Harrison praised Nintendo's Wiimote for being a "non-game centric device" which has bought an element of "democratisation" to controlling videogames. He was also impressed with Apple's iPhone for appealing to a user's natural instincts.
"I saw this first hand a few weeks ago where a two year old was playing with an iPhone and he knows how to get the pictures up of mum and dad. The two year-old then intuitively thought that all electronic devices worked like that," said Harrison. "He's pressing the TV to change channels."
"He's right and the rest of us are wrong – that should be applied universally. Apple should be applauded for that innovation," he added.
Funny he went with the iPhone comparison and not DS.
The reason I posted this is not for the article itself, but for the reactions to it I'm seeing in various forums. Gamers are being elitist. The amusing part being these are elitist console games. But they are forgetting that all these complicated games we play are only playable because we are used to the complexity. Me personally, I grew up with the gradual progression of controllers. I had the joystick and one button, the dpad and 2 buttons, the SNES pad, and then the PSX pad. Now, though, gamers (or potential gamers) are presented with pads with 10 buttons, a dpad, 2 sticks, and 2 triggers (looking at my 360 controller).
People are taking this as simple controls = simple games, which doesn't have to be the case. Look at Gears of War. They could have made the game very complicated, given you a jump button, a "cover" button, etc. Instead they made the A button a context sensitive action button. It worked well and all the various moves could be preformed with one button. Its like the Relic guy said in the GDC podcast: there is a difference between complexity and depth.
A perfect example of a hardcore game with simple controls: Geometry Wars. All you need are the 2 sticks and one button. While GeoWars is also a fairly simple title, I can see a more complex game without making the controls any harder. A top-town shooter with levels and goals. The single button doesn't fire a screen clearing bomb, but it becomes context sensitive like Gears. You can have objectives to reach and use.

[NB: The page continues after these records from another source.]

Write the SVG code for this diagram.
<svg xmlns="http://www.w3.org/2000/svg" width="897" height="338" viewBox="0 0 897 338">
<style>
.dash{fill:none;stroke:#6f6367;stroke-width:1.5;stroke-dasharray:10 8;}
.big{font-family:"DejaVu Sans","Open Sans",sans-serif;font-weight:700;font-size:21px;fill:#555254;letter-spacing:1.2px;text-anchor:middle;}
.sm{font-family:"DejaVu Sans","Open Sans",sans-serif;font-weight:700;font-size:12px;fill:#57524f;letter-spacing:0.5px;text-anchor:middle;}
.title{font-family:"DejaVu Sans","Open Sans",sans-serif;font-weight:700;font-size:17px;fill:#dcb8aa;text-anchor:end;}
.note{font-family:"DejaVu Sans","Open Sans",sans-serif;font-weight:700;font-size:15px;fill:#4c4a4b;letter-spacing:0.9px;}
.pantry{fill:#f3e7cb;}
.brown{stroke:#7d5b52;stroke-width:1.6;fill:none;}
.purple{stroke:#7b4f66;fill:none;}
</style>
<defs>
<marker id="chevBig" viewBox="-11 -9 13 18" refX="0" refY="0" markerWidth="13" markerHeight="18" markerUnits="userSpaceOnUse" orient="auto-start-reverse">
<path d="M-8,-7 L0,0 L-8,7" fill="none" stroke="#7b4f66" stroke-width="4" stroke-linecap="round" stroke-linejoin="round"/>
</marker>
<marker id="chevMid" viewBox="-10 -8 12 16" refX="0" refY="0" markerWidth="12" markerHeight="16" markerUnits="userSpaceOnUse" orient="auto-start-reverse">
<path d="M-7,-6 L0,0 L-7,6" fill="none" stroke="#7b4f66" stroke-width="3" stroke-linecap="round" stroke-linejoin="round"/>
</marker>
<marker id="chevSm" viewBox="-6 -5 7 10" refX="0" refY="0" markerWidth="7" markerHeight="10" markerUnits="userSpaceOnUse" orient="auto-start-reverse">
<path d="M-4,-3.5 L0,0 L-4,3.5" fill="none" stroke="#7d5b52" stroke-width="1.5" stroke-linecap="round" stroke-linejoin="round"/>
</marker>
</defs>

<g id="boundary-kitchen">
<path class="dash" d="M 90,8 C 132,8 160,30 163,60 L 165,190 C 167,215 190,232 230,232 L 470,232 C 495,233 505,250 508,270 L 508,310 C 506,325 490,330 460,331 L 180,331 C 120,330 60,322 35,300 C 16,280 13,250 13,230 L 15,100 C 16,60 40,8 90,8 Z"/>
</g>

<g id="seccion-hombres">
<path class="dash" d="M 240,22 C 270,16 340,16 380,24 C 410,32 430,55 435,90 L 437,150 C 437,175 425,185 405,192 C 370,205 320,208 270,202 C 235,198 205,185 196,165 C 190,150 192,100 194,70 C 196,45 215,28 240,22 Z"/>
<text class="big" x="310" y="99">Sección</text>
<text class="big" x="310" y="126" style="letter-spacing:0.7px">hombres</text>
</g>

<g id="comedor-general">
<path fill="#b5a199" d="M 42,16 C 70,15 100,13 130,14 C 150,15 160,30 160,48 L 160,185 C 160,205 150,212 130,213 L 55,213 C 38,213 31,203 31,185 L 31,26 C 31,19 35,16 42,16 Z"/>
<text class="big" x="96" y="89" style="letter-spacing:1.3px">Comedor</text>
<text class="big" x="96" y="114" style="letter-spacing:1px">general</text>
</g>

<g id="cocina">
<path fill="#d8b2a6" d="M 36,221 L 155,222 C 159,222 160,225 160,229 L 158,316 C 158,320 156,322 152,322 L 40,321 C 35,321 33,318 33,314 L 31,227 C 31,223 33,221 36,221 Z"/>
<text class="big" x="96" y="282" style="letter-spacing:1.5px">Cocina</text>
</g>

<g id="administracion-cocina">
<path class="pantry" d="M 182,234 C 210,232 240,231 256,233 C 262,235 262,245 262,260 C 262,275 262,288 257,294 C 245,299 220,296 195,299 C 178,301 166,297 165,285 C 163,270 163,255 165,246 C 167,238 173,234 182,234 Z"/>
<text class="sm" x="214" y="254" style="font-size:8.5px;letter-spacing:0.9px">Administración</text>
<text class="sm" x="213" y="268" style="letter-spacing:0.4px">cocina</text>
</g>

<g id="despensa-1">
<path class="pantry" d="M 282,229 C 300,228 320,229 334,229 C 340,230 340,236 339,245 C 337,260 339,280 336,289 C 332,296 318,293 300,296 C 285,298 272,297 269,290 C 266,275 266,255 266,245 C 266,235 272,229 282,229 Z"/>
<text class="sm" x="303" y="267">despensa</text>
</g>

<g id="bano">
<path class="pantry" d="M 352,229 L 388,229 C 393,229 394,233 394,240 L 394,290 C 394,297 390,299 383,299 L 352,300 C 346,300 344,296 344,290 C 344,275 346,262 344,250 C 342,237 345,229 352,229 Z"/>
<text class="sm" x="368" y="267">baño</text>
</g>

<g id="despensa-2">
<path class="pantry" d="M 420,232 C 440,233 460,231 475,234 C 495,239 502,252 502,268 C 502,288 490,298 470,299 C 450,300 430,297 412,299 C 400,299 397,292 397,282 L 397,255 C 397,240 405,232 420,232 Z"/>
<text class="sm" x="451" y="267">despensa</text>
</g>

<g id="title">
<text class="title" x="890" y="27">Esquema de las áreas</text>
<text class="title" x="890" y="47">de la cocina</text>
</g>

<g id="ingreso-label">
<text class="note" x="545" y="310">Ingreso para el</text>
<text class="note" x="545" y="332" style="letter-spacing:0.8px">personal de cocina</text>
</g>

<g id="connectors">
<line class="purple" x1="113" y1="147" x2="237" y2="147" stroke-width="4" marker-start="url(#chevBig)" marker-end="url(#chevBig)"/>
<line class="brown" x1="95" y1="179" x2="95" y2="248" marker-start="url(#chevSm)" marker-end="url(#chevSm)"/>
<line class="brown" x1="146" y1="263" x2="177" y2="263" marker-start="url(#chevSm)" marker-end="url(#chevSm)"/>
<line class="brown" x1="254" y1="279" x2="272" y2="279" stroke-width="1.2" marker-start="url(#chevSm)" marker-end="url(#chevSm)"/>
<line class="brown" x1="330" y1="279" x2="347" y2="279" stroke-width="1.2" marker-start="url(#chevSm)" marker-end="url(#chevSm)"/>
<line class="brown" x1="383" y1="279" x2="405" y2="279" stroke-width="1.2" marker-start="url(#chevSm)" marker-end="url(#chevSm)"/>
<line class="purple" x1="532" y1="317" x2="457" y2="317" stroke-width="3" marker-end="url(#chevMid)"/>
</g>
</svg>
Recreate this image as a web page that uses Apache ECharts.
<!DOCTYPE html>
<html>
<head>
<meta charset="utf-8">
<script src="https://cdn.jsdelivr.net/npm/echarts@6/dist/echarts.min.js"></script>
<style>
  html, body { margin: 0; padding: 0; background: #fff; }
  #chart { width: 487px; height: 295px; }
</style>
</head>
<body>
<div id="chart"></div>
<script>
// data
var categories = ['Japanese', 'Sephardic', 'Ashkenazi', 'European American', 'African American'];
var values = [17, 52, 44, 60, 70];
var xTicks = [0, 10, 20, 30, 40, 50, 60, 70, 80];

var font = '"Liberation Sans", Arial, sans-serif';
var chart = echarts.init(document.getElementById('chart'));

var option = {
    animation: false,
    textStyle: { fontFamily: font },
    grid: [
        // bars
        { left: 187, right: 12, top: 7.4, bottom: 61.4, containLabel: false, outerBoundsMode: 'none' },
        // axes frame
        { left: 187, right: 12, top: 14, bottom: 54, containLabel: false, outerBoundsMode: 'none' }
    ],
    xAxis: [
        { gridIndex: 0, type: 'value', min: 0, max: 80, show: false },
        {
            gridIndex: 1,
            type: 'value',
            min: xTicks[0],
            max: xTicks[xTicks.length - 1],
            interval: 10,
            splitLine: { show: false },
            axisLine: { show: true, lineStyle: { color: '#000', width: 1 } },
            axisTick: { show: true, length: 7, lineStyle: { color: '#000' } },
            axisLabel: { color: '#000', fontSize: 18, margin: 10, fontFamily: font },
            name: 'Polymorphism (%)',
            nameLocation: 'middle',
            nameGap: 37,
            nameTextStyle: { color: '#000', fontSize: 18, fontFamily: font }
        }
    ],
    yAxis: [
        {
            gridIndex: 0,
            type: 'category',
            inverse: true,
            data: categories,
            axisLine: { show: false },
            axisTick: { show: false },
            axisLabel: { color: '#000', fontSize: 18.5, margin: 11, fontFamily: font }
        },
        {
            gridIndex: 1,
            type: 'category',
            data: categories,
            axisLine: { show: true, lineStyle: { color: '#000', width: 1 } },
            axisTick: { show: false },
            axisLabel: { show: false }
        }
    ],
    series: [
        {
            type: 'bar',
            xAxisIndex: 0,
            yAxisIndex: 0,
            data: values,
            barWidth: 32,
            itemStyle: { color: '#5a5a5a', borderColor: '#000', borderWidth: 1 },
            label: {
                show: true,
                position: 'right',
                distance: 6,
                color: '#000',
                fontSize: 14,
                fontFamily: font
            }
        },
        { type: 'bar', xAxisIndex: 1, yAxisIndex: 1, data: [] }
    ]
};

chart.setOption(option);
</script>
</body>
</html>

And then someone brought up the board game Go. All you have to do is select a point on a grid and hit a button to place a stone there, and all of a sudden you have one of the easiest to learn and hardest to master games ever. You literally could do it on the joystick with one button.
Outside of the controller issue, its odd seeing gamers react negatively to games that try get more people into gaming. This ain't no country club. So a game comes out that appeals to casuals, to non-gamers. Why is that a bad thing? No one is forcing you to play those games and companies are still making the games you like, so why bitch about it? The funny part is if a game is fun enough to appeal to non-gamers, I would thing they would also have some appeal to gamers as well. An easy to control fun little game? Sign me up.